Monday, March 2, 2009

Recent uses of babywipes

I'm not sure who uses baby wipes more: a new mother or me at a shift at the club. Baby wipes are as crucial to strippers as exotic natives are to anthropologists! Anyone? Anyone? okay, anyway, What would happen if one were to do like a commodity chain ethnography of baby wipes in strip clubs? (Wenner Gren leans in, tantalized...)

Baby wipes - Use #1
The obvious: freshening up any and all parts of your body after a stage set and before a lapdance.

Baby wipes - Use #2
High-friction lapdances can often get guys really hot and bothered. Actually, low friction and no-friction dances can do this to. But even just a little knee-near-the-groin action can get some guys to blow their load in their pants. I would say this probably applies to somewhere between a third and a fifth of the strip club customer population.

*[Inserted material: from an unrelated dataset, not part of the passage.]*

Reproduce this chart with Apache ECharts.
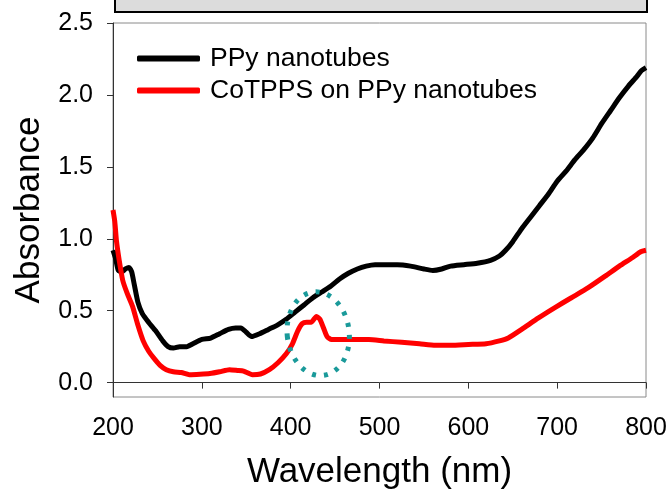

Actually, once I gave a guy a lapdance and halfway through the first song he told me I could stop, that he'd already finished his business. I was hardly making any contact with the region!!! Thus proving that orgasms are as much in the head as they are in the ... other head. Anyway, there is nothing like a sweatpants (or trackpants) customer whose bone-on you can feel pretty plainly. I tend to hover above these boys in dances rather than actually sit on their laps. I call it hoverdancing. The skill of being able to hoverdance is known as hovercraft. Anyhow, the last thing I want to come (pardon the pun) into contact with is semen. I have successfully (knock on wood -- not too hard, though! that's friction!) avoided such contact since starting the job. Still, when a guy comes in his pants during a lapdance, baby wipes are necessary mostly as a psychological cleansing tool...

Baby wipes - Use #3
This customer I nicknamed Slouchy Hussain came in last week. Usually he takes me to the Champagne Room, which is where he earned his odd moniker. I call him slouchy because he does what so many guys do during lap dances - they gradually slide down till they're almost horizontal, laying flat on their back! What is it about sitting up straight that is so loathesome to them?! Usually when guys start doing this I pull them up by the back of their neck and have them sit up straight again. But Slouchy Hussain looks so intent, so focused, that it would really be a shame to break his concentration by adjusting his posture. Slouch away, 'Sain! Anyway, last time he came in it was pretty empty so instead of a Champagne Room we just went for lapdances. And usually, common courtesy for boys is to empty their pockets of wallets, phones, keys, exacto knives, whatever things they have in their pockets that might jab or poke at you*. Slouchy didn't empty out his pockets, so when I started giving him his lapdances, I felt what I thought was a key poking at my thighs, side, stomach, butt, throughout the dances. Afterward I went to the back to freshen up (7 lapdances! I was a hot mess.) and noticed that I had a dark, brand-new vein in my thigh! For a split second, I thought I might have to quit dancing or get laser treatment to erase it when I realized that it was no vein, but PEN scribbling all OVER my back, thigh, butt... ARGH. Who the hell a) doesn't empty sharp objects from their pockets before a lapdance and b) has an UNCAPPED pen among those sharp objects? Anyway, use #3 for babywipes involves erasing pen markings from your body.

Baby wipes - Use #4
There are oh so many ways to violate someone sexually! It doesn't have to involve whipping out a dick or penetrating anything. There was this guy who KEPT trying to make out with me during a lapdance. He would grab my hair, my back, the back of my neck/head, anything! Eventually I had to turn around and give him the kind of dance where you're clapping ass in front of their face most of the time, because I wanted nowhere near his mouth. After the dance he asked if he could kiss me on the cheek, which I obliged. But I feel like he must have been collecting saliva or something that whole time because he refused my cheek and went instead for my ear (which was so NOT okay) and gave me the oral equivalent of a wet willy. Needless to say, I gave my ear a thorough rinse-out and scrub down with soaped0-up wipes (and gave the guy a dirty look). Does anyone make colonics for ears?

*except their penis


  1. I feel like I need a baby wipe after reading that! So fresh so clean :)

  2. This entry flagrantly violates the 17-puns-per-paragraph rule set forth by the World Wide Web Consortium. (But the naughty feeling it induces makes up for said crime.)